Modern air conditioning has made life during the hot summer months more tolerable, but our ancestors had creative ways to beat the heat before its invention.
Life before air conditioning: How Americans used to keep cool during the summer before the invention of AC
Every year of the past decade has been the hottest since records have been kept, and there is a high likelihood of 2026 being the hottest yet. Fortunately, most Americans can find some relief with the flip of a switch. Nearly 90% of households and public buildings now have some form of air conditioning installed.
However, while the technology was developed in 1902, it would take decades for it to become a common feature in homes. While modern air conditioning has made life during the hot summer months more tolerable, our ancestors had ingenious methods of beating the heat.
Life before air conditioning
At least as far back as the Egyptians, it has been known that air flow is key to staying cool when the temperatures rise. Many of the techniques they used we still use today.
Using water to cool the air
For example, they would drape wet sheets across doorways and openings that would cool the air that flowed over them as it evaporated. Settlers dealing with the heat in the Wild West would sleep under wet sheets, Victorians would rely on the sweat soaking the underlayers of their clothing, and today we can use evaporative coolers, or swamp coolers, to achieve the same effect the Egyptians did.
Creating your own breeze
The ancients also used fans to keep themselves cool. While we don’t have slaves pulling cords to move palm leaves hanging from the ceiling these days, similar contraptions were used up until the electrification of homes when they were replaced by ceiling fans. Also, battery-free hand fans were all the rage after they were imported from Asia and are still used today.

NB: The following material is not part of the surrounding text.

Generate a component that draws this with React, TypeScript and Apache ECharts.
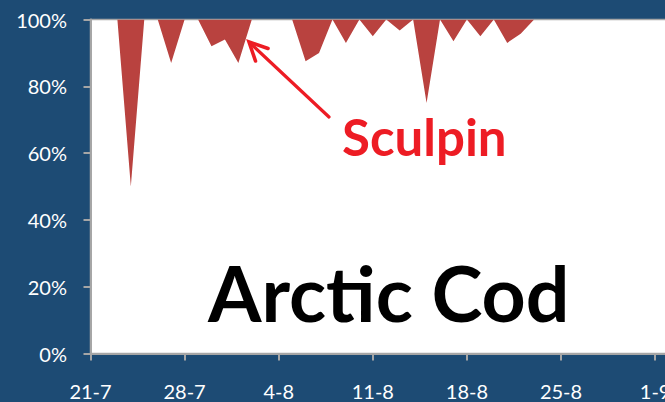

Cooling a house is all in the design
House design also played an important role in ensuring proper ventilation and airflow through a house. Structures were built with tall windows oriented to catch prevailing breezes. As well doors on the front and back of the building were aligned and a central hall so that a wind-tunnel effect could be created.
Since heat rises, ceilings were raised ever higher with 10 feet becoming the norm, along with a central open staircase that sometimes was capped with a belvedere or cupola with windows or vents which acted like a chimney and let the hot air escape.
Getting outdoors but staying out of the sunlight
Verandas, roofed, open-air porches, were also a common feature of homes in the past. When their wasn’t a breath of air moving indoors or it just became to stuffy inside, these provide some relief and protection from the heat of the Sun.
Clothing and accessories also play a part in keeping us cool. Women used to carry, and some still do, parasols to shade them from the sun as they walked down the street. Likewise, both women and men still wear specially designed hats to provide a personally patch of shade.
As for clothing, now as then, it is common for people to switch to lighter colored apparel in the summer. But whether it’s white or black, what is more important is that it breathes so that the heat can be pulled away from your body.
If the night gets too hot, it’s time to camp out
Normally, people look forward to the night to get some relief from the dog days of summer, but during extreme heatwaves there often isn’t even respite then. People in the past had no other option than to sleep outdoors, including U.S. presidents notes History.
Just as in the past, even today you may see people who don’t have AC sleeping on their balconies, rooftops, or verandas if the mercury doesn’t drop in the night.